The SPD went through a crisis of leadership in early November but then boasted that they had overcome the problems within 48 hours. Former chancellor Schröder is out of politics and has found new, easier and better paid jobs in the business world within days of leaving office. He must be the only 61-year-old man in the country to find a new job at all. The new party chairman is Matthias Platzeck, prime minister in the Eastern state of Brandenburg who is seen as “everyone’s darling” in the party. Yet Platzeck, who undoubtedly has some skills as a public speaker, has never been on the left. He has always supported Schröder’s neoliberal agenda and has been involved in a coalition government with the Christian Democrats in his own home state for a numbers of years. What is left of the left-wingers in the SPD leadership and parliamentary party is a handful of tame and intimidated MPs who do not fundamentally oppose the coalition, let alone agitate for a break with the Christian Democrats, although – for the third consecutive time – the classical bourgeois and right-wing parties (CDs and Liberals) have failed to win a parliamentary majority. It is quite likely that in the medium term, increasing class polarisation will also be reflected within the SPD. But this does not seem to be the immediate perspective.
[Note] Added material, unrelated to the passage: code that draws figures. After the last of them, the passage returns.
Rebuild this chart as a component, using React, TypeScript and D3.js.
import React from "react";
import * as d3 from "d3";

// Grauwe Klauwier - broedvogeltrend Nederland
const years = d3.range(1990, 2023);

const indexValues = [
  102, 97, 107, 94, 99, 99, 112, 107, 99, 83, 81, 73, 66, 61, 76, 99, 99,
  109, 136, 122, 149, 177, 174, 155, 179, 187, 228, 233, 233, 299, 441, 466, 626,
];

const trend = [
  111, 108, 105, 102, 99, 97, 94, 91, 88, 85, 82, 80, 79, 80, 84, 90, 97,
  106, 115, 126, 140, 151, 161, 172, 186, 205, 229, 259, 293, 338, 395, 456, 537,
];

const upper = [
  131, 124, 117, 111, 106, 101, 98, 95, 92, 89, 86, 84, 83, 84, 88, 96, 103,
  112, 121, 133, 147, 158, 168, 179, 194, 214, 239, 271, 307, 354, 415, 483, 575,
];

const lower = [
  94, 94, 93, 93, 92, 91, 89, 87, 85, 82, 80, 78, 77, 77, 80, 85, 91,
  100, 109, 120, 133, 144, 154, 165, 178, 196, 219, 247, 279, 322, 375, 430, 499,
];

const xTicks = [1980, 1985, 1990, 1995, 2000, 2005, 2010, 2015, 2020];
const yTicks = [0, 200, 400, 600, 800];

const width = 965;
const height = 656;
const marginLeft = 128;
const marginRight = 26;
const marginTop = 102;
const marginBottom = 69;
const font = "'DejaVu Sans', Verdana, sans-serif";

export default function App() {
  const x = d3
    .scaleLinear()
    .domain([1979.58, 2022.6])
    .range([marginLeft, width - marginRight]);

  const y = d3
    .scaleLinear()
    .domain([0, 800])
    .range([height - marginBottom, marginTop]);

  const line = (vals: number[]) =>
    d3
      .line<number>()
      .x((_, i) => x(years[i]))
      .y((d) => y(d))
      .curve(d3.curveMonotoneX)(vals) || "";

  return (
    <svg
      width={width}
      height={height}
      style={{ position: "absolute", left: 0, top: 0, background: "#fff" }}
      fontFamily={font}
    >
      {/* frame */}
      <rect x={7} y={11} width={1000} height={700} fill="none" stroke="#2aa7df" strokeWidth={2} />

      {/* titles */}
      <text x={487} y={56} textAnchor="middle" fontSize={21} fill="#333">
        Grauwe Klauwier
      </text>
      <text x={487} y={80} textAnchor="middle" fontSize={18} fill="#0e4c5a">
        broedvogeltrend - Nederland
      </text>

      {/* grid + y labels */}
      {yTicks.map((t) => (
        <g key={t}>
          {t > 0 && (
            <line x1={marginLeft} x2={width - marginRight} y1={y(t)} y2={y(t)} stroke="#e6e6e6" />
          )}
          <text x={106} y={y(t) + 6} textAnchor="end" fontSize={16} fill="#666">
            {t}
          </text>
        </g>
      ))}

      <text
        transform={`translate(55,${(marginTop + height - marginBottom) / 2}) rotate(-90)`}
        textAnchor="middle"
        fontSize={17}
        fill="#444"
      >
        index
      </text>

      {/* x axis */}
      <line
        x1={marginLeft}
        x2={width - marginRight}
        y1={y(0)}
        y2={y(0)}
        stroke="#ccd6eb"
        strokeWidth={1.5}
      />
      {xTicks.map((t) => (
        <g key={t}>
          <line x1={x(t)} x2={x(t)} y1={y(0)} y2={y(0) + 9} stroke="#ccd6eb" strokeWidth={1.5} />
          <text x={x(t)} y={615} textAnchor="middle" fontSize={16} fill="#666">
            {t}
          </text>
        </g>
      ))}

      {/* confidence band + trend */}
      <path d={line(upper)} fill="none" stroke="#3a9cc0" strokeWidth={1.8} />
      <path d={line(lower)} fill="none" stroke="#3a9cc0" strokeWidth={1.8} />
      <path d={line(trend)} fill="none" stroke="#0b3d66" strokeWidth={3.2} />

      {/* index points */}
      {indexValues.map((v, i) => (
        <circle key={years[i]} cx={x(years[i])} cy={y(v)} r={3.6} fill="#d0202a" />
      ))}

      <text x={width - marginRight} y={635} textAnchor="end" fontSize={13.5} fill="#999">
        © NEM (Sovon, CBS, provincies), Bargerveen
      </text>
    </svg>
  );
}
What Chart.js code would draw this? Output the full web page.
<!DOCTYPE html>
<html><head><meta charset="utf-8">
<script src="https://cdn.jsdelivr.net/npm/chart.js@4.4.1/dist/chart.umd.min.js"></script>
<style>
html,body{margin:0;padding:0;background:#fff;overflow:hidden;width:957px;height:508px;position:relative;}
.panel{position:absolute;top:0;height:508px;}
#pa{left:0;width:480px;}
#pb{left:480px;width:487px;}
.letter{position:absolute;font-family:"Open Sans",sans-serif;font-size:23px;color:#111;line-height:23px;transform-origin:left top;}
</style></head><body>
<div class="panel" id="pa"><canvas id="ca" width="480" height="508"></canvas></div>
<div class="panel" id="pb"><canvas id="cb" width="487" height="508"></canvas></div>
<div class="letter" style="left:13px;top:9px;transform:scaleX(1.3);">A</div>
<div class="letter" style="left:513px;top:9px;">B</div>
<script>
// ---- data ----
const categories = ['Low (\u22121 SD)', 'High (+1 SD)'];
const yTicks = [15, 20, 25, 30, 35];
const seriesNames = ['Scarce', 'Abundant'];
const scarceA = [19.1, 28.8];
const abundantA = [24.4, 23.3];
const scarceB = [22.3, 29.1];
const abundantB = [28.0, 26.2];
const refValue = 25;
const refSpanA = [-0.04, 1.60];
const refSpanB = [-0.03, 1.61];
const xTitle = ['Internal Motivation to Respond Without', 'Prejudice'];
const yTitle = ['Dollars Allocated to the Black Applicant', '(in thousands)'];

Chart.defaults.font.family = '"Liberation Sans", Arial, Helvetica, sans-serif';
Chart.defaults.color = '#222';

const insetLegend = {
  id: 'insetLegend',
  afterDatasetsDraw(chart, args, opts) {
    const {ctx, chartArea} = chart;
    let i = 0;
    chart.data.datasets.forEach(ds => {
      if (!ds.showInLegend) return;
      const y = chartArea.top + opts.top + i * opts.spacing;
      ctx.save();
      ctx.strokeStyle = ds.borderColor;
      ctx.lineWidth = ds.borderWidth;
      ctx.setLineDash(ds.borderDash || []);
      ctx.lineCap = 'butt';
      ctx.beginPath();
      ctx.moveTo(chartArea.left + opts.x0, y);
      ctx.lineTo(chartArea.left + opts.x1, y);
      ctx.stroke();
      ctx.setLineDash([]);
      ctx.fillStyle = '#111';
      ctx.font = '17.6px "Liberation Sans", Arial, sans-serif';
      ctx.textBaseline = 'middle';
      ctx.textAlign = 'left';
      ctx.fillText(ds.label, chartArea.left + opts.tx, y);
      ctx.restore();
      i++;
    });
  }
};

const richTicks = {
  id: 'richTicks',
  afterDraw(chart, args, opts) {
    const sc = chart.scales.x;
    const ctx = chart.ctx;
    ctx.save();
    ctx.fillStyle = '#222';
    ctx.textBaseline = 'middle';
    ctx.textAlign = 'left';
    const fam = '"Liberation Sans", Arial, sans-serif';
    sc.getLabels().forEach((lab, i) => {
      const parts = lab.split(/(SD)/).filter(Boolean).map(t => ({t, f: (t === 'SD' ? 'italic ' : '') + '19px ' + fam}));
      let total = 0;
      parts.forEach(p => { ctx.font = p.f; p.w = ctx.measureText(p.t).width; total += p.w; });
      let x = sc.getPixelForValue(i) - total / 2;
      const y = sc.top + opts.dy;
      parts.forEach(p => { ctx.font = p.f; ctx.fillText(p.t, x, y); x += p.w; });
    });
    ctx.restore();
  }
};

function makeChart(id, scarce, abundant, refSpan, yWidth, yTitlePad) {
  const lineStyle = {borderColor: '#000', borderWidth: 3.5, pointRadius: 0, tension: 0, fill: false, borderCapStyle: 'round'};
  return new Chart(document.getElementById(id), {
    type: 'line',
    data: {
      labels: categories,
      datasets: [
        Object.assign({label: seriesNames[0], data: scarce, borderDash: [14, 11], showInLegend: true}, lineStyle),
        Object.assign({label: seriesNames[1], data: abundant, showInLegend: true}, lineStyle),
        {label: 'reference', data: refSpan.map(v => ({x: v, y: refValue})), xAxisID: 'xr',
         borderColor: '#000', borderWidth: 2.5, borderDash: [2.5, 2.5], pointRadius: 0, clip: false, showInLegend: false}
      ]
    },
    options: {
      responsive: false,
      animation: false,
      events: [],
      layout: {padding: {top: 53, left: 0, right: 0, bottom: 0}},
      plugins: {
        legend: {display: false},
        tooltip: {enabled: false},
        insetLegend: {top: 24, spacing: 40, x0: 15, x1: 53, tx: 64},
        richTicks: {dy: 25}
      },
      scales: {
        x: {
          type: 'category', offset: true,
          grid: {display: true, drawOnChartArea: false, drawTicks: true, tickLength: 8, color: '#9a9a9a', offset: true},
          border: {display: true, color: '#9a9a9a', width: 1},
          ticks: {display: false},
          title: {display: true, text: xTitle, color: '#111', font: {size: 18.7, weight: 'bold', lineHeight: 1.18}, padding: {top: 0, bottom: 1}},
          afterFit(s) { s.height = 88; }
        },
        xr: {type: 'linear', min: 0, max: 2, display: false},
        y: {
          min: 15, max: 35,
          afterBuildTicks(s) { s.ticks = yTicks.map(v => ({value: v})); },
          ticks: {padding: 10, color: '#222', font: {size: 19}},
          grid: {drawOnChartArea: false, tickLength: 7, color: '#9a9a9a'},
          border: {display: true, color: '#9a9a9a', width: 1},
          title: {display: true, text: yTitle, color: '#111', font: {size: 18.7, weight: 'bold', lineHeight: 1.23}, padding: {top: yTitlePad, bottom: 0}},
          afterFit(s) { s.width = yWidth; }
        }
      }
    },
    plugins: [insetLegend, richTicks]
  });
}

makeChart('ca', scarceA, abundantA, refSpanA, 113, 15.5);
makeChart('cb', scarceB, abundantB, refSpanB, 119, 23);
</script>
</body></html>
Under the leadership of Oskar Lafontaine, the former SPD leader who broke with Schröder in 1999 and resigned from the party in May 2005, the Left Party (an alliance of the former PDS and the WASG, an SPD breakaway) gained 8,7 per cent in the September elections nationally and 54 seats in the new Bundestag. The process of merger between both parties is under way and will be concluded by early 2007. A series of local and regional elections in March will also reveal if after the success in the September elections the Left is substantial and capable of building further support. Whatever happens, many people feel that Germany is now heading for social earthquakes in the not too distant future.